“Così mi sono accorto che ero ebreo”. Vivere in Italia sotto le leggi razziali
A Venezia (poi al cinema e su Sky arte) il documentario di Treves
Roma. La sottile linea nera, dice sullo schermo la senatrice a vita Liliana Segre ripensando agli anni tra il 1938 e la fine della Seconda guerra mondiale, è “la firma del re” sotto alle leggi razziali – una sottile linea nera che nel giro di pochi anni diventa più spessa e si trasforma “nella rotaia che porta ad Auschwitz”. “Oggi come allora mi fa paura l’indifferenza”, ha detto Segre, dopo che al Festival del Cinema di Venezia è stato presentato fuori concorso “1938-Diversi”, documentario di Giorgio Treves prodotto dalla Tangram Film di Roberto e Carolina Levi con Sky (sarà nelle sale dall’11 ottobre e andrà in onda su Sky Arte martedì 23 ottobre alle 21.15). Segre, nel film, torna con la memoria nel sottoscala della stazione di Milano, tra “fari”, “cani” e “amici fascisti” dei nazisti. Ma c’è un prima, il prima in cui non tutti si accorgono del crescendo: dalla privazione dei diritti si sta passando alla prospettiva della persecuzione fisica. Qualcuno avverte la minaccia, qualcun altro – avendone i mezzi – scappa all’estero. Gli altri restano in una quotidianità svuotata di senso: non si è più “italiani”, dal pomeriggio in cui le leggi razziali sono diventate realtà (dopo una seduta di neanche un’ora in Parlamento).
Sullo schermo scorrono le immagini di repertorio delle adunate ma anche i volti dei sopravvissuti e degli storici che di quel periodo hanno ricostruito gli aspetti propagandistici (nelle vignette che prima deridono i tratti somatici dell’emarginato e poi disegnano un emarginato che è anche diventato “nemico” da eliminare) e gli strumenti (la Direzione generale per la demografia e la razza e il Tribunale della razza) di cui il regime si serve per applicare la legislazione che vuole fare dell’Italia “una nazione ariana” al cento per cento.

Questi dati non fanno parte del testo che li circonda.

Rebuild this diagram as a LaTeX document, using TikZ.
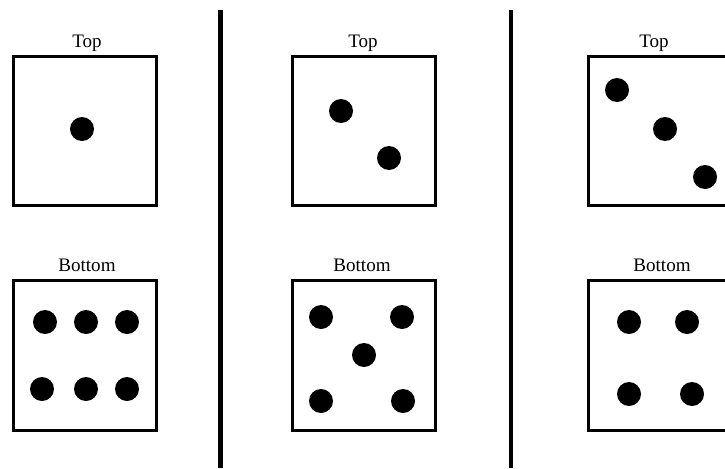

Come ci si arriva? Perché e quando Benito Mussolini prende la decisione di cancellare le differenze tra fascismo e nazismo in tema razziale? E come vive, chi subisce le conseguenze dell’applicazione delle nuove leggi, la metamorfosi da normale cittadino integrato (e a volte anche convinto dell’appoggio al Partito fascista) – e quindi metamorfosi da professore universitario, soldato, musicista, imprenditore, venditore, affittacamere – in paria senza professione, scuola, prospettive e dignità nell’Italia che nel primo dopoguerra si è affidata al cosiddetto “uomo forte”?
La maestra, racconta ripensando al se stesso bambino uno dei testimoni intervistati, ci ha parlato di differenza tra le razze e poi mi ha detto di uscire dalla classe, e io mi sono ritrovato da solo in cortile a piangere, fino a che il direttore non mi ha detto “verranno tempi migliori”. “Improvvisamente siamo diventati una famiglia miserabile”, racconta un altro testimone, che si è “accorto di essere ebreo” il giorno in cui il padre è stato licenziato dall’orchestra Eiar. C’è l’aspetto pubblico dell’azione anti ebraica, con il cosiddetto “decalogo” pubblicato in prima pagina, per volontà di un Mussolini ex giornalista che si affida a “tecnici” per teorizzare “scientificamente” e pubblicamente quello che ha già deciso nei fatti.
E c’è l’aspetto privato, quel lento prendere coscienza descritto da Liliana Segre, che riporta se stessa ai giorni in cui vedeva la casa dei suoi riempirsi di lacrime, ansia, amici che venivano a consolare, parenti in partenza che venivano a salutare. C’è il degradare verso il suddetto Binario 21, quello che dalla stazione di Milano porta al baratro, ma anche l’inconsapevolezza del bambino che si imbarca per l’America – ma per lui non è fuga verso la salvezza, solo “avventura” tra oceano e transatlantico, con pesca dall’oblò.
Qualcuno non ci crede: coltiva l’illusione che le leggi razziali siano un punto d’arrivo e non di partenza. Qualcuno ha capito dal primo momento, e si uccide gettandosi da una torre. Qualcuno cerca di ragionare, di attaccarsi alle piccole cose che fanno restare vivi, ma a un certo punto è costretto a mettere la vita in pausa, sperando di ritrovarla al punto in cui l’ha lasciata chissà quando.